Para que haya bullying, es necesario que existan las condiciones mencionadas anteriormente: reiteración, intencionalidad y asimetría. El bullying es un fenómeno sistémico y no toda agresión cumple con estas características. Dos compañeros que se insultan mutuamente en un momento de enojo, o un grupo que se pelea por un juego en el recreo, pueden estar atravesando conflictos importantes, pero eso no los convierte en acosadores ni víctimas.
Confundir el bullying con cualquier episodio de maltrato puede ser perjudicial para todos. Se corre el riesgo de sobreactuar respuestas, de etiquetar niños sin analizar el contexto, o incluso de trivializar los casos más complejos. Necesitamos recuperar la precisión conceptual para intervenir mejor.
Desde la escuela podemos hacer mejor tres cosas al menos. La primera línea de acción sería prevenir estos casos pensando en positivo cómo lograr una mejor convivencia en la comunidad educativa. Los chicos que hoy asisten a la escuela, tienen una infancia que, al decir de J. Haidt, ha pasado de basarse en el juego a basarse en las pantallas. Y en ese cambio los estudiantes cuentan con mucho menos entrenamiento en herramientas socio-emocionales que les permitan resolver conflictos, tender lazos firmes, profundizar en sus relaciones. Menos juego libre es menos espacios para negociar, acordar reglas, decidir juntos qué hacer cuando alguien las incumple. Menos interacciones cara-a-cara es menos conexión y empatía. Lo vemos cotidianamente y a veces nos quedamos cortos en los remedios, enredados en la catarsis y la nostalgia de otros tiempos.

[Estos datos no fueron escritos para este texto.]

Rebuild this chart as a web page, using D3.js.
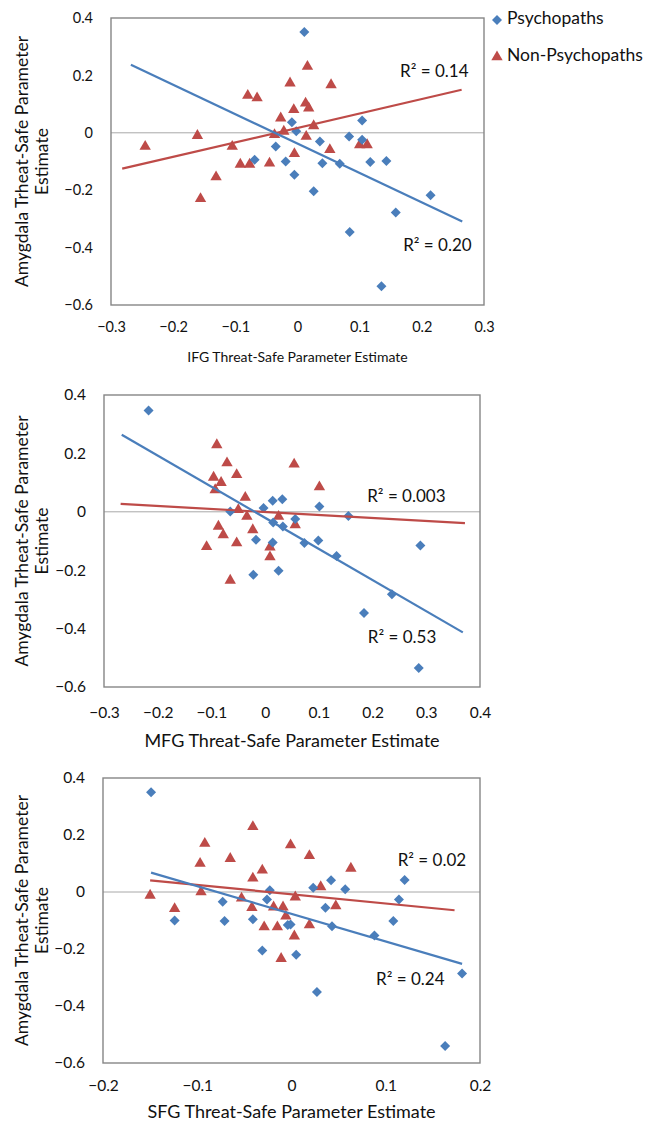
<!DOCTYPE html>
<html>
<head>
<meta charset="utf-8">
<script src="https://cdn.jsdelivr.net/npm/d3@7"></script>
<style>
  body { margin: 0; background: #fff; }
  text { font-family: Lato, "Open Sans", sans-serif; fill: #111; }
</style>
</head>
<body>
<div id="chart"></div>
<script>
// ---- data ----
const yTicks = [-0.6, -0.4, -0.2, 0, 0.2, 0.4];
const ifgTicks = [-0.3, -0.2, -0.1, 0, 0.1, 0.2, 0.3];
const mfgTicks = [-0.3, -0.2, -0.1, 0, 0.1, 0.2, 0.3, 0.4];
const sfgTicks = [-0.2, -0.1, 0, 0.1, 0.2];
const seriesNames = ["Psychopaths", "Non-Psychopaths"];

const ifgPsy = [[0.011,0.351],[-0.009,0.037],[-0.002,0.005],[-0.035,-0.048],[-0.069,-0.094],
  [-0.019,-0.10],[0.104,0.043],[0.036,-0.03],[0.083,-0.013],[0.104,-0.024],[0.04,-0.106],
  [0.068,-0.108],[0.117,-0.102],[0.143,-0.098],[-0.005,-0.146],[0.026,-0.204],[0.084,-0.346],
  [0.158,-0.278],[0.214,-0.218],[0.135,-0.535]];
const ifgNon = [[-0.245,-0.048],[-0.161,-0.01],[-0.105,-0.048],[-0.080,0.13],[-0.065,0.121],
  [-0.012,0.173],[-0.006,0.08],[-0.027,0.051],[-0.037,-0.007],[-0.022,0.005],[-0.005,-0.073],
  [-0.092,-0.11],[-0.077,-0.11],[-0.045,-0.106],[0.016,0.231],[0.054,0.167],[0.013,0.103],
  [0.018,0.086],[0.026,0.024],[0.014,-0.013],[0.1,-0.042],[0.112,-0.042],[0.052,-0.059],
  [-0.156,-0.23],[-0.131,-0.154]];
const ifgFitPsy = [[-0.268,0.237],[0.265,-0.309]];
const ifgFitNon = [[-0.282,-0.125],[0.264,0.15]];
const ifgR2 = ["R² = 0.20", "R² = 0.14"];

const mfgPsy = [[-0.217,0.347],[0.014,0.038],[0.032,0.043],[-0.065,0.001],[-0.003,0.013],
  [0.015,-0.037],[0.033,-0.05],[-0.017,-0.096],[0.014,-0.105],[0.101,0.018],[0.155,-0.014],
  [0.056,-0.025],[0.073,-0.107],[0.099,-0.098],[0.289,-0.115],[-0.022,-0.216],[0.025,-0.202],
  [0.133,-0.151],[0.236,-0.282],[0.184,-0.347],[0.286,-0.535]];
const mfgNon = [[-0.09,0.229],[-0.071,0.167],[-0.096,0.118],[-0.082,0.1],[-0.053,0.127],
  [-0.093,0.075],[0.054,0.163],[-0.037,0.049],[-0.05,0.007],[-0.034,-0.016],[0.025,-0.016],
  [0.056,-0.045],[-0.087,-0.05],[-0.078,-0.079],[-0.023,-0.062],[-0.109,-0.12],[-0.053,-0.107],
  [0.009,-0.121],[0.009,-0.155],[-0.065,-0.235],[0.101,0.085]];
const mfgFitPsy = [[-0.267,0.264],[0.368,-0.413]];
const mfgFitNon = [[-0.269,0.027],[0.372,-0.039]];
const mfgR2 = ["R² = 0.53", "R² = 0.003"];

const sfgPsy = [[-0.149,0.35],[-0.023,0.006],[-0.026,-0.026],[-0.073,-0.034],[-0.124,-0.1],
  [-0.071,-0.102],[-0.041,-0.096],[-0.004,-0.116],[-0.001,-0.114],[-0.031,-0.205],[0.12,0.042],
  [0.042,0.041],[0.023,0.015],[0.057,0.01],[0.114,-0.026],[0.036,-0.055],[0.108,-0.102],
  [0.043,-0.12],[0.088,-0.153],[0.005,-0.22],[0.027,-0.351],[0.181,-0.286],[0.163,-0.54]];
const sfgNon = [[-0.041,0.229],[-0.092,0.17],[-0.001,0.165],[-0.097,0.1],[-0.065,0.117],
  [-0.031,0.076],[-0.041,0.048],[-0.15,-0.012],[-0.096,0.0],[-0.053,-0.022],[0.004,-0.018],
  [-0.124,-0.059],[-0.042,-0.055],[-0.019,-0.053],[-0.009,-0.053],[-0.006,-0.085],
  [-0.029,-0.123],[-0.015,-0.123],[0.003,-0.155],[0.019,0.127],[0.063,0.083],[0.031,0.018],
  [0.047,-0.049],[0.019,-0.116],[-0.011,-0.234]];
const sfgFitPsy = [[-0.149,0.068],[0.181,-0.252]];
const sfgFitNon = [[-0.15,0.041],[0.173,-0.064]];
const sfgR2 = ["R² = 0.24", "R² = 0.02"];

// ---- layout ----
const W = 647, H = 1123;
const blue = "#4a7ebb", red = "#be4b48";

const panels = [
  {left: 111, right: 484, top: 18, bottom: 305, xDomain: [-0.3, 0.3], xTicks: ifgTicks,
   title: "IFG Threat-Safe Parameter Estimate", titleSize: 14, tickSize: 14.5, titleY: 358, tickGap: 25,
   psy: ifgPsy, non: ifgNon, fitPsy: ifgFitPsy, fitNon: ifgFitNon, r2: ifgR2,
   r2Pos: [[0.225, -0.397], [0.22, 0.209]]},
  {left: 104, right: 480, top: 395, bottom: 687, xDomain: [-0.3, 0.4], xTicks: mfgTicks,
   title: "MFG Threat-Safe Parameter Estimate", titleSize: 18, tickSize: 15.5, titleY: 742, tickGap: 28,
   psy: mfgPsy, non: mfgNon, fitPsy: mfgFitPsy, fitNon: mfgFitNon, r2: mfgR2,
   r2Pos: [[0.255, -0.435], [0.263, 0.048]]},
  {left: 103, right: 480, top: 778, bottom: 1063, xDomain: [-0.2, 0.2], xTicks: sfgTicks,
   title: "SFG Threat-Safe Parameter Estimate", titleSize: 18, tickSize: 15.5, titleY: 1113, tickGap: 25,
   psy: sfgPsy, non: sfgNon, fitPsy: sfgFitPsy, fitNon: sfgFitNon, r2: sfgR2,
   r2Pos: [[0.126, -0.31], [0.149, 0.106]]}
];

const svg = d3.select("#chart").append("svg")
    .attr("width", W)
    .attr("height", H);
svg.append("rect").attr("width", W).attr("height", H).attr("fill", "#fff");

const fmt = d => d === 0 ? "0" : d3.format(".1f")(d);
const diamond = d3.symbol().type(d3.symbolSquare).size(50);
const triangle = d3.symbol().type(d3.symbolTriangle).size(56);

function drawPanel(p) {
    const x = d3.scaleLinear().domain(p.xDomain).range([p.left, p.right]);
    const y = d3.scaleLinear().domain([-0.6, 0.4]).range([p.bottom, p.top]);
    const g = svg.append("g");

    // zero line
    g.append("line")
        .attr("x1", p.left).attr("x2", p.right)
        .attr("y1", y(0)).attr("y2", y(0))
        .attr("stroke", "#a8a8a8").attr("stroke-width", 1);

    // plot frame
    g.append("rect")
        .attr("x", p.left).attr("y", p.top)
        .attr("width", p.right - p.left).attr("height", p.bottom - p.top)
        .attr("fill", "none").attr("stroke", "#868686").attr("stroke-width", 1.4);

    // axes (labels only)
    const xa = g.append("g")
        .attr("transform", `translate(0,${p.bottom})`)
        .call(d3.axisBottom(x).tickValues(p.xTicks).tickFormat(fmt).tickSize(0).tickPadding(p.tickGap - 8));
    const ya = g.append("g")
        .attr("transform", `translate(${p.left},0)`)
        .call(d3.axisLeft(y).tickValues(yTicks).tickFormat(fmt).tickSize(0).tickPadding(18));
    [xa, ya].forEach(a => {
        a.select(".domain").remove();
        a.selectAll("text").style("font-family", "Lato, sans-serif")
            .style("font-size", p.tickSize + "px").attr("fill", "#111");
    });

    // axis titles
    g.append("text")
        .attr("x", (p.left + p.right) / 2).attr("y", p.titleY)
        .attr("text-anchor", "middle").attr("dominant-baseline", "middle")
        .style("font-size", p.titleSize + "px")
        .text(p.title);
    const yt = g.append("text")
        .attr("transform", `translate(22,${(p.top + p.bottom) / 2}) rotate(-90)`)
        .attr("text-anchor", "middle")
        .style("font-size", "17.5px");
    yt.append("tspan").attr("x", 0).attr("dy", "0.35em").text("Amygdala Trheat-Safe Parameter");
    yt.append("tspan").attr("x", 0).attr("dy", "20").text("Estimate");

    // markers
    g.selectAll(".non").data(p.non).enter().append("path")
        .attr("d", triangle)
        .attr("transform", d => `translate(${x(d[0])},${y(d[1])})`)
        .attr("fill", red);
    g.selectAll(".psy").data(p.psy).enter().append("path")
        .attr("d", diamond)
        .attr("transform", d => `translate(${x(d[0])},${y(d[1])}) rotate(45)`)
        .attr("fill", blue);

    // trend lines
    const line = d3.line().x(d => x(d[0])).y(d => y(d[1]));
    g.append("path").datum(p.fitNon).attr("d", line)
        .attr("stroke", red).attr("stroke-width", 2.2).attr("fill", "none");
    g.append("path").datum(p.fitPsy).attr("d", line)
        .attr("stroke", blue).attr("stroke-width", 2.2).attr("fill", "none");

    // R² labels
    p.r2.forEach((t, i) => {
        g.append("text")
            .attr("x", x(p.r2Pos[i][0])).attr("y", y(p.r2Pos[i][1]))
            .attr("text-anchor", "middle").attr("dominant-baseline", "middle")
            .style("font-size", "17px")
            .text(t);
    });
}

panels.forEach(drawPanel);

// legend
const lg = svg.append("g");
lg.append("path").attr("d", diamond).attr("fill", blue)
    .attr("transform", "translate(497,20) rotate(45)");
lg.append("path").attr("d", triangle).attr("fill", red)
    .attr("transform", "translate(497,57)");
lg.selectAll(".lt").data(seriesNames).enter().append("text")
    .attr("x", 507).attr("y", (d, i) => 20 + i * 37)
    .attr("dominant-baseline", "middle")
    .style("font-size", "17.5px")
    .text(d => d);
</script>
</body>
</html>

Los adultos también tenemos que repensar el modo de ejercer nuestra autoridad. Un desafío que parece utopía, que genera escozor y que muchas veces vemos pasar de un extremo al otro sin escalas, entre el permisivismo excesivo y la firmeza contraproducente de una rigidez inhumana. Conectar antes de corregir, corregir sin humillar, intentar ser amables y firmes a la vez, quizás sean algunas claves para recuperar esa autoridad que no encontramos. Después de todo, autoridad viene de hacer crecer, y si no estamos para eso en la escuela, ¿para qué estamos?
En segundo lugar, es clave intervenir tempranamente y con cuidado. Esto significa contar con protocolos claros de actuación, que sean de carne y hueso, y no estén simplemente archivados en carpetas para presentar a las autoridades competentes llegado el caso. No alcanza con actuar “cuando estalla”; hace falta un sistema que permita detectar señales tempranas y sostener procesos. Pero “cuando estalla”, hay que saber qué hacer.
Por último, la capacitación contínua de los adultos es clave. Docentes, preceptores, directivos y personal no docente necesitan herramientas para identificar, contener y acompañar. El trabajo que venimos comentando no es algo que se resuelve con sentido común. Requiere reflexión, actualización y acompañamiento profesional.
Hoy más que nunca, la escuela está llamada a ser un espacio protector. Pero no lo logrará solo con discursos. El compromiso contra el bullying se juega en las decisiones concretas que tomamos todos los días, en cada aula, en cada recreo, en cada mirada.